On Tue, May 14, 2019 at 11:53 AM Jane Chu <jane.chu@xxxxxxxxxx> wrote:
>
> On 5/13/2019 12:22 PM, Logan Gunthorpe wrote:
>
> On 2019-05-08 11:05 a.m., Logan Gunthorpe wrote:
>
> On 2019-05-07 5:55 p.m., Dan Williams wrote:
>
> Changes since v1 [1]:
> - Fix a NULL-pointer deref crash in pci_p2pdma_release() (Logan)
>
> - Refresh the p2pdma patch headers to match the format of other p2pdma
> patches (Bjorn)
>
> - Collect Ira's reviewed-by
>
> [1]: https://lore.kernel.org/lkml/155387324370.2443841.574715745262628837.stgit@xxxxxxxxxxxxxxxxxxxxxxxxxxxxxxxxx/
>
> This series looks good to me:
>
> Reviewed-by: Logan Gunthorpe <logang@xxxxxxxxxxxx>
>
> However, I haven't tested it yet but I intend to later this week.
>
> I've tested libnvdimm-pending which includes this series on my setup and
> everything works great.
>
> Just wondering in a difference scenario where pmem pages are exported to
> a KVM guest, and then by mistake the user issues "ndctl destroy-namespace -f",
> will the kernel wait indefinitely until the user figures out to kill the guest
> and release the pmem pages?

It depends on whether the pages are pinned. Typically DAX memory
mappings assigned to a guest are not pinned in the host and can be
invalidated at any time. The pinning only occurs with VFIO and
device-assignment which isn't the common case, especially since that
configuration is blocked by fsdax. However, with devdax, yes you can
arrange for the system to go into an indefinite wait.
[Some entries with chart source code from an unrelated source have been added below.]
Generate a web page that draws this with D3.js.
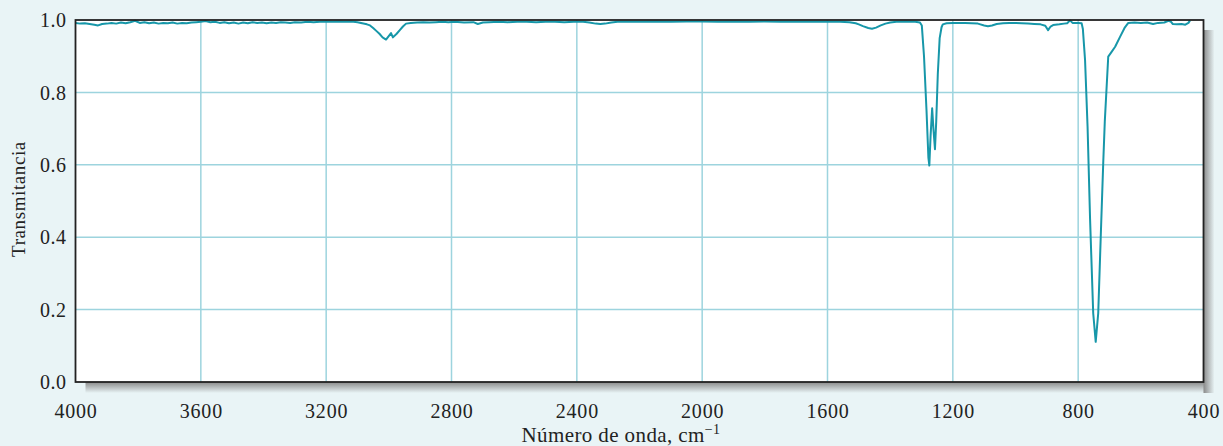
<!DOCTYPE html>
<html><head><meta charset="utf-8">
<script src="https://cdn.jsdelivr.net/npm/d3@7"></script>
<style>
html,body{margin:0;padding:0;background:#e9f4f6;}
svg{display:block;}
</style></head>
<body>
<svg id="chart" width="1223" height="446"></svg>
<script>
const wavenumber = [4000,3985,3970,3955,3940,3928,3915,3900,3885,3870,3855,3840,3825,3810,3795,3780,3765,3750,3735,3720,3705,3690,3675,3660,3645,3630,3615,3600,3585,3570,3555,3540,3525,3510,3495,3480,3465,3450,3435,3420,3405,3390,3375,3360,3345,3330,3315,3300,3280,3260,3240,3220,3200,3180,3160,3140,3120,3100,3085,3070,3060,3050,3040,3030,3020,3009,2993,2987,2975,2965,2955,2945,2930,2910,2890,2870,2850,2830,2810,2790,2760,2730,2716,2700,2680,2650,2620,2590,2560,2530,2500,2470,2440,2410,2380,2360,2340,2325,2310,2290,2270,2240,2200,2150,2100,2050,2000,1950,1900,1850,1800,1750,1700,1650,1600,1560,1530,1510,1500,1487,1470,1458,1445,1430,1415,1400,1380,1350,1320,1305,1299,1292,1284,1278,1275,1271,1266,1262,1257,1253,1248,1242,1236,1232,1220,1200,1180,1160,1140,1120,1100,1088,1075,1060,1040,1020,1000,980,960,940,920,905,896,888,880,860,845,835,826,818,800,789,785,778,770,762,752,744,736,728,720,715,704,695,682,666,652,640,620,600,580,561,545,525,512,505,498,485,470,458,448,443];
const transmittance = [0.992,0.990,0.991,0.989,0.987,0.985,0.989,0.990,0.992,0.990,0.993,0.991,0.994,0.998,0.992,0.994,0.991,0.993,0.990,0.992,0.991,0.993,0.990,0.992,0.991,0.993,0.994,0.995,0.997,0.994,0.995,0.992,0.994,0.991,0.993,0.990,0.993,0.991,0.994,0.992,0.993,0.991,0.993,0.992,0.994,0.993,0.992,0.994,0.993,0.995,0.994,0.995,0.996,0.995,0.996,0.995,0.996,0.994,0.991,0.988,0.985,0.978,0.970,0.962,0.952,0.946,0.964,0.952,0.962,0.972,0.982,0.990,0.992,0.993,0.994,0.993,0.994,0.995,0.994,0.995,0.993,0.994,0.989,0.993,0.994,0.995,0.994,0.995,0.995,0.994,0.995,0.995,0.994,0.995,0.995,0.993,0.990,0.989,0.990,0.993,0.995,0.995,0.995,0.996,0.995,0.996,0.996,0.995,0.996,0.995,0.996,0.995,0.995,0.995,0.995,0.995,0.994,0.991,0.988,0.983,0.978,0.976,0.979,0.985,0.990,0.993,0.995,0.996,0.995,0.993,0.985,0.900,0.750,0.620,0.598,0.680,0.756,0.700,0.643,0.720,0.850,0.950,0.980,0.988,0.991,0.992,0.992,0.992,0.991,0.990,0.985,0.983,0.985,0.989,0.991,0.992,0.992,0.991,0.990,0.989,0.988,0.984,0.972,0.982,0.986,0.988,0.990,0.991,0.999,0.992,0.992,0.991,0.975,0.889,0.705,0.450,0.190,0.111,0.190,0.400,0.605,0.720,0.899,0.910,0.926,0.954,0.978,0.992,0.993,0.992,0.993,0.989,0.992,0.993,0.998,0.996,0.989,0.988,0.989,0.987,0.992,0.999];
const xTicks = [4000,3600,3200,2800,2400,2000,1600,1200,800,400];
const yTicks = [0.0,0.2,0.4,0.6,0.8,1.0];

const svg = d3.select("#chart");
const L = 75.5, R = 1203.5, T = 20, B = 382;
const x = d3.scaleLinear().domain([4000,400]).range([L,R]);
const y = d3.scaleLinear().domain([0,1]).range([B,T]);

const defs = svg.append("defs");
const gb = defs.append("linearGradient").attr("id","shB").attr("x1",0).attr("y1",0).attr("x2",0).attr("y2",1);
gb.append("stop").attr("offset","0%").attr("stop-color","#8a8a8a");
gb.append("stop").attr("offset","100%").attr("stop-color","#e9f4f6");
const gr = defs.append("linearGradient").attr("id","shR").attr("x1",0).attr("y1",0).attr("x2",1).attr("y2",0);
gr.append("stop").attr("offset","0%").attr("stop-color","#8a8a8a");
gr.append("stop").attr("offset","100%").attr("stop-color","#e9f4f6");

svg.append("rect").attr("x",L+10).attr("y",B).attr("width",R-L).attr("height",11).attr("fill","url(#shB)");
svg.append("rect").attr("x",R).attr("y",T+10).attr("width",11).attr("height",B-T+1).attr("fill","url(#shR)");

svg.append("rect").attr("x",L).attr("y",T).attr("width",R-L).attr("height",B-T).attr("fill","#ffffff");

// grid
const grid = svg.append("g");
grid.selectAll("line.v").data(xTicks.filter(d=>d<4000&&d>400)).enter().append("line")
  .attr("x1",d=>x(d)).attr("x2",d=>x(d)).attr("y1",T).attr("y2",B)
  .attr("stroke","#9dd4de").attr("stroke-width",1.5);
grid.selectAll("line.h").data(yTicks.filter(d=>d>0&&d<1)).enter().append("line")
  .attr("x1",L).attr("x2",R).attr("y1",d=>y(d)).attr("y2",d=>y(d))
  .attr("stroke","#9dd4de").attr("stroke-width",1.5);

// spectrum
const pts = wavenumber.map((w,i)=>[w,transmittance[i]]);
svg.append("path").datum(pts)
  .attr("d", d3.line().x(d=>x(d[0])).y(d=>y(d[1])))
  .attr("fill","none").attr("stroke","#1797a9").attr("stroke-width",2).attr("stroke-linejoin","round");

// frame
svg.append("rect").attr("x",L).attr("y",T).attr("width",R-L).attr("height",B-T)
  .attr("fill","none").attr("stroke","#222").attr("stroke-width",1.8);

const font = "'Liberation Serif','Times New Roman',serif";
// axes
const xa = svg.append("g").attr("transform",`translate(0,${B})`)
  .call(d3.axisBottom(x).tickValues(xTicks).tickSize(0).tickPadding(0).tickFormat(d3.format("d")));
xa.select(".domain").remove();
xa.selectAll("text").attr("dy",0).attr("y",36).attr("font-family",font).attr("font-size",20)
  .attr("letter-spacing","0.8px").attr("fill","#222");

const ya = svg.append("g").attr("transform",`translate(${L},0)`)
  .call(d3.axisLeft(y).tickValues(yTicks).tickSize(0).tickPadding(9).tickFormat(d3.format(".1f")));
ya.select(".domain").remove();
ya.selectAll("text").attr("font-family",font).attr("font-size",20).attr("letter-spacing","0.5px")
  .attr("fill","#222").attr("dy","0.33em");

// titles
const xt = svg.append("text").attr("x",621).attr("y",442).attr("text-anchor","middle")
  .attr("font-family",font).attr("font-size",21).attr("letter-spacing","0.4px").attr("fill","#222");
xt.append("tspan").text("Número de onda, cm");
xt.append("tspan").attr("dy",-8).attr("font-size",14).text("−1");

svg.append("text").attr("transform","translate(25,199) rotate(-90)").attr("text-anchor","middle")
  .attr("font-family",font).attr("font-size",19).attr("letter-spacing","0.6px").attr("fill","#222").text("Transmitancia");
</script>
</body></html>
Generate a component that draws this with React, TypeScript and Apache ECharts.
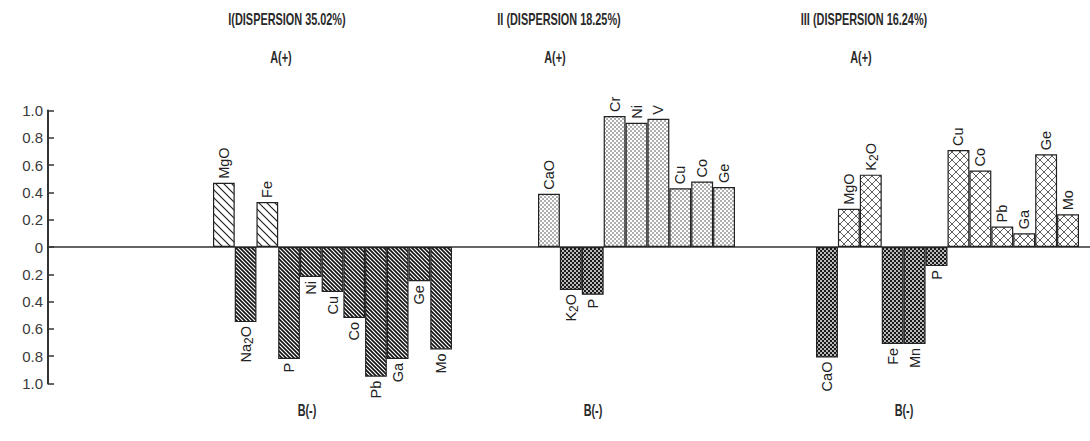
import React, { useEffect, useRef } from 'react';
import * as echarts from 'echarts';

// ---- data ----
const panel1Elements = ['MgO', 'Na₂O', 'Fe', 'P', 'Ni', 'Cu', 'Co', 'Pb', 'Ga', 'Ge', 'Mo'];
const panel1Loadings = [0.47, -0.55, 0.33, -0.82, -0.22, -0.33, -0.52, -0.95, -0.82, -0.25, -0.75];

const panel2Elements = ['CaO', 'K₂O', 'P', 'Cr', 'Ni', 'V', 'Cu', 'Co', 'Ge'];
const panel2Loadings = [0.39, -0.315, -0.35, 0.96, 0.91, 0.94, 0.43, 0.48, 0.44];

const panel3Elements = ['CaO', 'MgO', 'K₂O', 'Fe', 'Mn', 'P', 'Cu', 'Co', 'Pb', 'Ga', 'Ge', 'Mo'];
const panel3Loadings = [-0.81, 0.28, 0.53, -0.71, -0.71, -0.14, 0.71, 0.56, 0.15, 0.10, 0.68, 0.24];

const panelTitles = ['I(DISPERSION 35.02%)', 'II (DISPERSION 18.25%)', 'III (DISPERSION 16.24%)'];
const positiveLabel = 'A(+)';
const negativeLabel = 'B(-)';

// ---- patterns ----
function tile(w: number, h: number, body: string): string {
  const svg = `<svg xmlns="http://www.w3.org/2000/svg" width="${w}" height="${h}">${body}</svg>`;
  return 'data:image/svg+xml;charset=utf-8,' + encodeURIComponent(svg);
}
function pattern(img: string, w: number, h: number): any {
  return { type: 'pattern', image: img, repeat: 'repeat', imageWidth: w, imageHeight: h };
}
function diag(w: number, color: string, sw: number): string {
  return `<rect width="${w}" height="${w}" fill="#fff"/><path d="M-1,-1 L${w + 1},${w + 1} M-1,${w - 1} L1,${w + 1} M${w - 1},-1 L${w + 1},1" stroke="${color}" stroke-width="${sw}" fill="none"/>`;
}
const hatchSparse = pattern(tile(8, 8, diag(8, '#222', 1.2)), 8, 8);
const hatchDense = pattern(tile(4, 4, diag(4, '#111', 1.6)), 4, 4);
const dotsLight = pattern(
  tile(4, 4, '<rect width="4" height="4" fill="#fff"/><circle cx="1" cy="1" r="0.7" fill="#222"/><circle cx="3" cy="3" r="0.7" fill="#222"/>'),
  4, 4
);
const dotsDense = pattern(
  tile(4, 4, '<rect width="4" height="4" fill="#1a1a1a"/><circle cx="1" cy="1" r="0.95" fill="#fff"/><circle cx="3" cy="3" r="0.95" fill="#fff"/>'),
  4, 4
);
const crossHatch = pattern(
  tile(8, 8, '<rect width="8" height="8" fill="#fff"/><path d="M-1,-1 L9,9 M-1,7 L1,9 M7,-1 L9,1 M9,-1 L-1,9 M-1,1 L1,-1 M7,9 L9,7" stroke="#333" stroke-width="0.8" fill="none"/>'),
  8, 8
);

const FONT = 'Liberation Sans, Arial, sans-serif';
const GRID_TOP = 110.5;
const GRID_H = 273;

function labelText(name: string): string {
  if (name.indexOf('₂') >= 0) {
    const [a, b] = name.split('₂');
    return `{n|${a}}{s|2}{n|${b}}`;
  }
  return name;
}

function buildData(values: number[], pos: any, neg: any) {
  return values.map((v) => ({
    value: v,
    itemStyle: { color: v >= 0 ? pos : neg },
    label: v >= 0 ? { position: 'top', align: 'left' } : { position: 'bottom', align: 'right' },
  }));
}

function barSeries(idx: number, values: number[], pos: any, neg: any) {
  return {
    type: 'bar',
    xAxisIndex: idx,
    yAxisIndex: idx,
    barCategoryGap: '0%',
    data: buildData(values, pos, neg),
    itemStyle: { borderColor: '#222', borderWidth: 1.2 },
    label: {
      show: true,
      rotate: 90,
      verticalAlign: 'middle',
      distance: 4,
      fontSize: 14.5,
      fontFamily: FONT,
      color: '#222',
      formatter: (p: any) => labelText(p.name),
      rich: {
        n: { fontSize: 14.5, fontFamily: FONT, color: '#222' },
        s: { fontSize: 12, fontFamily: FONT, color: '#222', padding: [7, 0, 0, 0] },
      },
    },
  };
}

function condText(text: string, x: number, y: number) {
  return {
    type: 'text',
    x,
    y,
    scaleX: 0.66,
    style: {
      text,
      fontSize: 16.5,
      fontWeight: 'bold',
      fontFamily: FONT,
      fill: '#2a2a2a',
      align: 'center',
      verticalAlign: 'middle',
      textAlign: 'center',
      textVerticalAlign: 'middle',
    },
  };
}

const titleX = [287, 559, 864];
const aX = [281, 555, 861];
const bX = [307, 593, 904];

export default function App() {
  const ref = useRef<HTMLDivElement>(null);
  useEffect(() => {
    if (!ref.current) return;
    const chart = echarts.init(ref.current, undefined, { renderer: 'svg' });
    const panels = [
      { left: 213, width: 239, names: panel1Elements, values: panel1Loadings, pos: hatchSparse, neg: hatchDense },
      { left: 538, width: 197, names: panel2Elements, values: panel2Loadings, pos: dotsLight, neg: dotsDense },
      { left: 816, width: 263, names: panel3Elements, values: panel3Loadings, pos: crossHatch, neg: dotsDense },
    ];
    const grid: any[] = [{ left: 48, right: 0, top: GRID_TOP, height: GRID_H }];
    const xAxis: any[] = [
      {
        gridIndex: 0,
        type: 'category',
        data: [''],
        axisLine: { show: true, onZero: true, lineStyle: { color: '#333', width: 1.6 } },
        axisTick: { show: false },
        axisLabel: { show: false },
      },
    ];
    const yAxis: any[] = [
      {
        gridIndex: 0,
        type: 'value',
        min: -1,
        max: 1,
        interval: 0.2,
        axisLine: { show: true, lineStyle: { color: '#333', width: 2 } },
        axisTick: { show: true, inside: true, length: 6, lineStyle: { color: '#333', width: 1.5 } },
        splitLine: { show: false },
        axisLabel: {
          margin: 5,
          fontSize: 15,
          fontFamily: FONT,
          color: '#3a3a3a',
          formatter: (v: number) => (Math.abs(v) < 1e-9 ? '0' : Math.abs(v).toFixed(1)),
        },
      },
    ];
    const series: any[] = [];
    panels.forEach((p, i) => {
      grid.push({ left: p.left, width: p.width, top: GRID_TOP, height: GRID_H });
      xAxis.push({ gridIndex: i + 1, type: 'category', data: p.names, show: false });
      yAxis.push({ gridIndex: i + 1, type: 'value', min: -1, max: 1, show: false, splitLine: { show: false } });
      series.push(barSeries(i + 1, p.values, p.pos, p.neg));
    });
    const graphic: any[] = [];
    panelTitles.forEach((t, i) => {
      graphic.push(condText(t, titleX[i], 19));
      graphic.push(condText(positiveLabel, aX[i], 57));
      graphic.push(condText(negativeLabel, bX[i], 410));
    });
    chart.setOption({
      animation: false,
      backgroundColor: '#fff',
      grid,
      xAxis,
      yAxis,
      series,
      graphic: { elements: graphic },
    });
    return () => chart.dispose();
  }, []);
  return (
    <div
      ref={ref}
      style={{ position: 'fixed', left: 0, top: 0, width: 1090, height: 441, background: '#fff' }}
    />
  );
}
This somewhat ties back to the get_user_pages() vs DAX debate. The
indefinite stall issue with device-assignment could be addressed with
a requirement to hold a lease and expect that a lease revocation event
may escalate to SIGKILL in response to 'ndctl destroy-namespace'. The
expectation with device-dax is that it is already a raw interface with
pointy edges and caveats, but I would not be opposed to introducing a
lease semantic.